Escritos de liberdade

Paulo Viana me inquiriu sobre o recente livro de Chico Buarque de Hollanda, "Essa gente". Terminei a leitura semana passada, que foi rápida, mas não indolor. Sem ler resenhas ou outras análises, a primeira impressão são muitas pontas deixadas soltas como estilo da escrita. Senti algo semelhante na leitura de "A glória e seu cortejo de horrores", da Fernanda Torres, ainda que falta uma parte para concluir. "Essa gente" é um protesto evidente ao momento político pelo qual o país está passando na forma de relatos diários, alguns oníricos, outros desconexos. Mas não sou adepto profundo da obra literária do Chico Buarque, preferindo sua música, impecável, por sinal. Li "Fazenda modelo", muito tempo atrás, com a decepção de ser apenas uma adaptação evidente de "A revolução dos bichos", quase que trocando porcos por bois. Mas "Budapeste" é muito melhor, pois é focado em um tema inusitado, muito bem desenvolvido. O ghost-writer, vira tradutor forçado de húngaro que não sabia o idioma e passa a corrigir até a linguagem dos nativos, dentre outras aventuras. De pronto me lembrou uma professora norte-americana, química radicada há décadas no Brasil, que tinha dificuldades com o português falado, mas era exímia na correção dos manuscritos e relatórios em nossa língua.
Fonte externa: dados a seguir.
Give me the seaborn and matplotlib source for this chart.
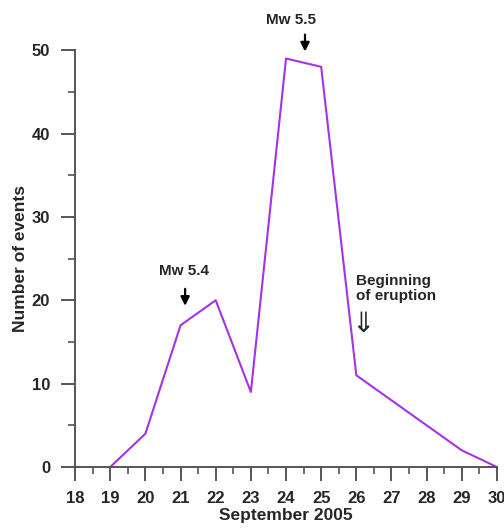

Busco a escrita de um romance autoral. Um rascunho repousa em disquetes, apenas para dar uma dimensão do tempo dessa busca. Descobri e já revelei alhures que tenho pouca paciência para a escrita de enredos longos, cultuando especialmente a poesia e alguns contos. O derradeiro ponto final acontece muito rapidamente. Sim, possuo um livro de contos inédito que já foi submetido a concurso, mas preterido em função de outros melhores, bem melhores. Insisto. Quem sabe um dos contos chame a atenção e os outros embarquem numa publicação conjunta. Mas a dedicação a um romance longo esbarra nos pontos acima: ou encontrar uma forma totalmente distinta de juntar os textos, como Fernanda Torres e Chico Buarque fizeram, mas que não seja de forma artificial, ou encontrar nas vivências próprias ou emprestadas uma estória digna de elaboração de personagens robustos e de natureza frágil para que possam contar coisas interessantes. Tirando o rascunho, as outras tentativas resultaram apenas nos contos. As crônicas ou mesmo os textos de opinião são mais fáceis, vinculados à realidade que são. Uma segunda juntada de artigos está a caminho, nos passos de "Transformações na terra das goiabeiras" que completa seu terceiro aniversário. #IniCiencias

A liberdade é algo que se conquista e não se ganha ou se encontra em praças e jardins. Uma palavra importante que descobri ter usado apenas um única vez neste blog, desde a nova fase de maio de 2018, e outras duas vezes, na fase anterior de um ano antes. Liberdade de escrita e de pensamento é a principal defesa, especialmente com revelações sombrias de naturezas nefastas e fascistas, antes escondidas e adormecidas. Os livros vão se constituindo patrimônio da existência - e da resistência - e a chegada de mais um trabalho de e sobre Euclydes da Cunha me motiva para entender melhor o que é este nosso complicado país. "À margem da história" ganhou, no ano passado, edição revista pelo meu amigo Felipe Rissato junto com os professores Leopoldo Bernucci e Francisco Hardman. Folheio as páginas para os devidos cotejos com as edições que possuo e os erros que se propagaram ao longo do tempo. De pronto já localizei no livro novo um ponto trocado por vírgula em um número que dá entendimento diferente do que Euclydes escreveu. Lá vou eu novamente, com muita liberdade, redigir um ensaio sobre a questão.

Comentários

  1. Tive a mesma sensação ao ler "Essa gente": não é fácil fazer alta literatura sobre o homem banal. O mesmo vale para os outros livros do Chico. Não é mau, mas acho que o blogueiro dos 3 parágrafos pode produzir melhor literatura. O importante é apurar sempre, amorosamente, o uso do idioma.